City Attorney Vester Parsley, Jr. informed the mayor and aldermen Monday night that the transcript from April's Tennessee Utility Management Review Board (UMRB) hearing has been filed and that a brief for the city is forthcoming. "I talked to Jason Holleman today. His firm as you know is representing the city with the appeal. The transcript of the hearing that was held here in April has been filed with the Chancery Court in Nashville. It was filed on October 28. Jason and Bill Purcell have until November 27 to file our brief for the city. Thereafter, DUD will have up to 30 days to file their brief which will basically put it at December 27. Of course, they can file that brief early. If they do then Jason and Bill will have an additional fourteen days to reply to that. It looks like the earliest that we probably will have any real hearing before the Chancellor in Nashville will be somewhere in January. Probably toward the middle (January) but those dates are not certain because the time for filing briefs has just gotten started. That's where we're at right now," said Parsley.
In July, the aldermen voted 4-0 to hire Nashville attorneys Bill Purcell and Jason Holleman to file an appeal of the UMRB's dismissal of a petition brought by a group of DUD ratepayers and the city who were hoping to halt DUD plans to build the water plant.
Following a hearing held April 4th in Smithville with an administrative law judge presiding, UMRB members voted to dismiss the petition saying they (petitioners) had failed to meet their burden of proof that DUD rates or services provided were unreasonable. The UMRB entered its final order on June 5.
Calling the UMRB's ruling "arbitrary and capricious", attorneys for DUD ratepayers and the City of Smithville filed an appeal in August asking the Davidson County Chancery Court for a judicial review of the case.
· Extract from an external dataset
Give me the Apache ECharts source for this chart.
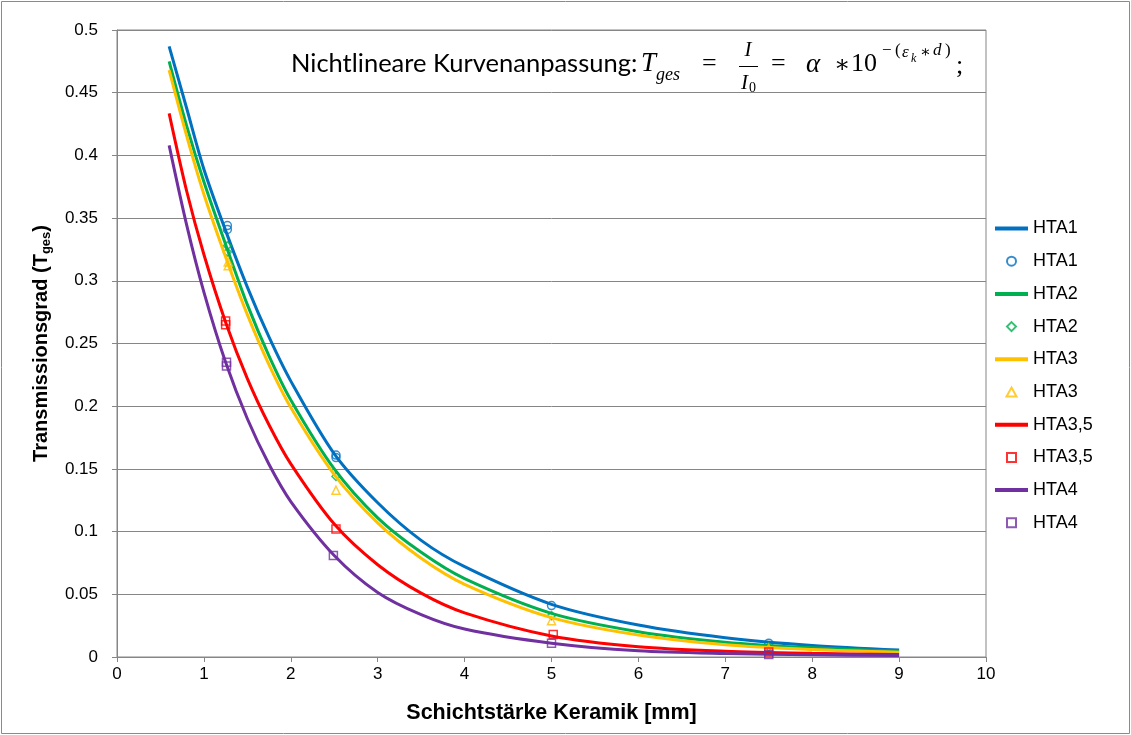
<!DOCTYPE html>
<html>
<head>
<meta charset="utf-8">
<script src="https://cdn.jsdelivr.net/npm/echarts@6/dist/echarts.min.js"></script>
<style>
  html, body { margin: 0; padding: 0; background: #fff; }
  #chart { width: 1131px; height: 735px; }
</style>
</head>
<body>
<div id="chart"></div>
<script>
// Fitted transmission curves T_ges(d), d = ceramic thickness in mm
const hta1Fit = [[0.6,0.487],[0.8,0.438],[1.0,0.389],[1.25,0.340],[1.5,0.295],[1.75,0.255],[2.0,0.220],[2.5,0.162],[3.0,0.123],[3.5,0.093],[4.0,0.072],[5.0,0.042],[6.0,0.0255],[7.0,0.0154],[8.0,0.0092],[9.0,0.0055]];
const hta2Fit = [[0.6,0.475],[0.8,0.424],[1.0,0.379],[1.25,0.329],[1.5,0.281],[1.75,0.240],[2.0,0.205],[2.5,0.150],[3.0,0.111],[3.5,0.0835],[4.0,0.0625],[5.0,0.0348],[6.0,0.0202],[7.0,0.0118],[8.0,0.0073],[9.0,0.0046]];
const hta3Fit = [[0.6,0.468],[0.8,0.416],[1.0,0.369],[1.25,0.319],[1.5,0.273],[1.75,0.233],[2.0,0.199],[2.5,0.1455],[3.0,0.107],[3.5,0.0788],[4.0,0.058],[5.0,0.0314],[6.0,0.0175],[7.0,0.0098],[8.0,0.0060],[9.0,0.0038]];
const hta35Fit = [[0.6,0.4335],[0.8,0.372],[1.0,0.321],[1.25,0.267],[1.5,0.222],[1.75,0.185],[2.0,0.154],[2.5,0.106],[3.0,0.0736],[3.5,0.0509],[4.0,0.0352],[5.0,0.0168],[6.0,0.0082],[7.0,0.0046],[8.0,0.0029],[9.0,0.0019]];
const hta4Fit = [[0.6,0.408],[0.8,0.345],[1.0,0.291],[1.25,0.235],[1.5,0.190],[1.75,0.1535],[2.0,0.124],[2.5,0.081],[3.0,0.0515],[3.5,0.0338],[4.0,0.0223],[5.0,0.011],[6.0,0.005],[7.0,0.0028],[8.0,0.0017],[9.0,0.0012]];

// Measured values
const hta1Pts = [[1.27,0.344],[1.27,0.341],[2.52,0.161],[2.52,0.159],[5.0,0.041],[7.5,0.011]];
const hta2Pts = [[1.27,0.328],[1.27,0.323],[2.52,0.144],[5.0,0.033],[7.5,0.008]];
const hta3Pts = [[1.28,0.315],[1.28,0.312],[2.52,0.133],[5.0,0.029],[7.5,0.007]];
const hta35Pts = [[1.25,0.268],[1.25,0.265],[2.52,0.102],[5.02,0.018],[7.5,0.004]];
const hta4Pts = [[1.26,0.235],[1.26,0.232],[2.49,0.081],[5.0,0.011],[7.5,0.002]];

const seriesNames = ['HTA1', 'HTA2', 'HTA3', 'HTA3,5', 'HTA4'];
const seriesColors = ['#0070C0', '#00B050', '#FFC000', '#FF0000', '#7030A0'];
const markerSymbols = ['circle', 'diamond', 'triangle', 'rect', 'rect'];
// legend glyphs drawn as square-proportioned paths so they keep their shape
const legendMarkers = [
  'circle',
  'path://M5,0 L10,5 L5,10 L0,5 Z',
  'path://M5,0 L10,9 L0,9 Z',
  'path://M0,0 L10,0 L10,10 L0,10 Z',
  'path://M0,0 L10,0 L10,10 L0,10 Z'
];
const legendLine = 'path://M0,0 L33,0 L33,4 L0,4 Z';
const fitData = [hta1Fit, hta2Fit, hta3Fit, hta35Fit, hta4Fit];
const pointData = [hta1Pts, hta2Pts, hta3Pts, hta35Pts, hta4Pts];

const xRange = [0, 10, 1];
const yRange = [0, 0.5, 0.05];

const sans = '"Liberation Sans", Arial, sans-serif';
const serif = '"Liberation Serif", "DejaVu Serif", serif';
const labelFont = 'Lato, "Open Sans", sans-serif';

const series = [];
const legendItems = [];
seriesNames.forEach((name, i) => {
  series.push({
    name: name,
    type: 'line',
    data: fitData[i],
    smooth: 0.3,
    symbol: 'none',
    lineStyle: { color: seriesColors[i], width: 3 },
    itemStyle: { color: seriesColors[i] },
    z: 2 + i * 2
  });
  series.push({
    name: name + ' Messwerte',
    type: 'scatter',
    data: pointData[i],
    symbol: markerSymbols[i],
    symbolSize: 8,
    itemStyle: { color: 'rgba(255,255,255,0)', borderColor: seriesColors[i], borderWidth: 1.5 },
    z: 3 + i * 2
  });
  legendItems.push({ name: name, icon: legendLine });
  legendItems.push({ name: name + ' Messwerte', icon: legendMarkers[i] });
});

// Equation text block
function txt(text, x, y, size, extra) {
  return {
    type: 'text', x: x, y: y, silent: true,
    style: Object.assign({
      text: text, fill: '#000', fontSize: size, fontFamily: serif,
      textAlign: 'left', textVerticalAlign: 'middle'
    }, extra || {})
  };
}
const it = { fontStyle: 'italic' };
const eq = [
  txt('Nichtlineare Kurvenanpassung:', 291, 64, 25.5, { fontFamily: labelFont }),
  txt('T', 641, 64, 27, it),
  txt('ges', 656, 75, 18, it),
  txt('=', 702, 64, 26),
  txt('I', 748, 50, 21, Object.assign({ textAlign: 'center' }, it)),
  { type: 'line', silent: true, shape: { x1: 739, y1: 66.5, x2: 758, y2: 66.5 }, style: { stroke: '#000', lineWidth: 1 } },
  txt('I', 741, 83, 21, it),
  txt('0', 749, 88, 14),
  txt('=', 771, 64, 26),
  txt('α', 806, 65, 27, it),
  txt('∗', 834, 66, 24),
  txt('10', 851, 64, 26),
  txt('−', 882, 51, 17),
  txt('(', 895, 51, 17),
  txt('ε', 902, 53, 17, it),
  txt('k', 911, 59, 12, it),
  txt('∗', 920, 53, 16),
  txt('d', 933, 51, 17, it),
  txt(')', 945, 51, 17),
  txt(';', 956, 66, 26)
];

const chart = echarts.init(document.getElementById('chart'), null, { renderer: 'canvas' });
chart.setOption({
  animation: false,
  backgroundColor: '#fff',
  grid: { left: 117, right: 145, top: 30, bottom: 78, show: true, borderColor: '#868686', borderWidth: 1 },
  xAxis: {
    type: 'value', min: xRange[0], max: xRange[1], interval: xRange[2],
    name: 'Schichtstärke Keramik [mm]', nameLocation: 'middle', nameGap: 45,
    nameTextStyle: { fontFamily: sans, fontSize: 21.5, fontWeight: 'bold', color: '#000' },
    axisLine: { lineStyle: { color: '#868686', width: 1 } },
    axisTick: { show: true, length: 5, lineStyle: { color: '#868686' } },
    axisLabel: { fontFamily: sans, fontSize: 17, color: '#000', margin: 9 },
    splitLine: { show: false }
  },
  yAxis: {
    type: 'value', min: yRange[0], max: yRange[1], interval: yRange[2],
    name: '{a|Transmissionsgrad (T}{s|ges}{a|)}', nameLocation: 'middle', nameRotate: 90, nameGap: 64,
    nameTextStyle: {
      rich: {
        a: { fontFamily: sans, fontSize: 20, fontWeight: 'bold', color: '#000', lineHeight: 24 },
        s: { fontFamily: sans, fontSize: 13, fontWeight: 'bold', color: '#000', lineHeight: 24, verticalAlign: 'bottom', padding: [9, 0, 0, 0] }
      }
    },
    axisLine: { show: true, lineStyle: { color: '#868686', width: 1 } },
    axisTick: { show: true, length: 5, lineStyle: { color: '#868686' } },
    axisLabel: { fontFamily: sans, fontSize: 17, color: '#000', margin: 19 },
    splitLine: { show: true, lineStyle: { color: '#868686', width: 1 } }
  },
  legend: {
    orient: 'vertical', left: 995, top: 218, padding: 0,
    itemWidth: 33, itemHeight: 9, itemGap: 11.7,
    data: legendItems,
    formatter: n => n.split(' ')[0],
    textStyle: { fontFamily: sans, fontSize: 18, color: '#000', lineHeight: 21 },
    selectedMode: false
  },
  graphic: [
    { type: 'rect', silent: true, shape: { x: 1.5, y: 1.5, width: 1128, height: 732 }, style: { fill: 'none', stroke: '#8a8a8a', lineWidth: 1 } }
  ].concat(eq),
  series: series
});
</script>
</body>
</html>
The attorneys for the city and DUD ratepayers allege that "the UMRB acted in violation of statutory provisions and followed an unlawful procedure by failing to apply the appropriate scope of review in its deliberations and otherwise acted illegally, arbitrarily, and capriciously in the case. Further, the UMRB’s decision was unsupported by substantial and material evidence in light of the entire record."
The court is being asked to reverse the decision of the UMRB and decree that its action was illegal, arbitrary, and/or capricious and that any such further general relief be granted as the equities of this case may require and as the Court deems necessary and appropriate."
During Monday night's city council meeting, Darden Copeland of Calvert Street Group said it appears that because of the city's appeal, the DUD has not yet moved forward with it plans to build the water plant. He added that public opposition to the proposed facility remains strong. "We still continue to monitor whether or not the bonding authority has put the bonds out for bid. As of right now, everything is completely on hold pending the outcome of the (court) hearing. We continue to monitor DUD meetings. We are also in touch with some of our key members of the DUD committee that were anti the bonds. We still continue to collect petition signatures here and there that still trickle in both on line and through paper. We still have a great database of folks who are as still fired up today as they were a year ago despite the delays," said Copeland. Calvert Street Group is a Nashville public relations company, hired by the City of Smithville to lead opposition efforts to the proposed DUD water treatment plant.
Parsley said it's not yet known when there will be a ruling on the city's appeal. "There is no date set for the hearing. The Chancellor could give a ruling from the bench. Most likely the Chancellor will study it and give us a written opinion after the hearing. It most likely will not be, although it can be on the day they have a hearing. The Chancellor has that discretion in deciding whether she will rule from the bench or whether she will give a written opinion later. It's impossible to tell right now," said Parsley.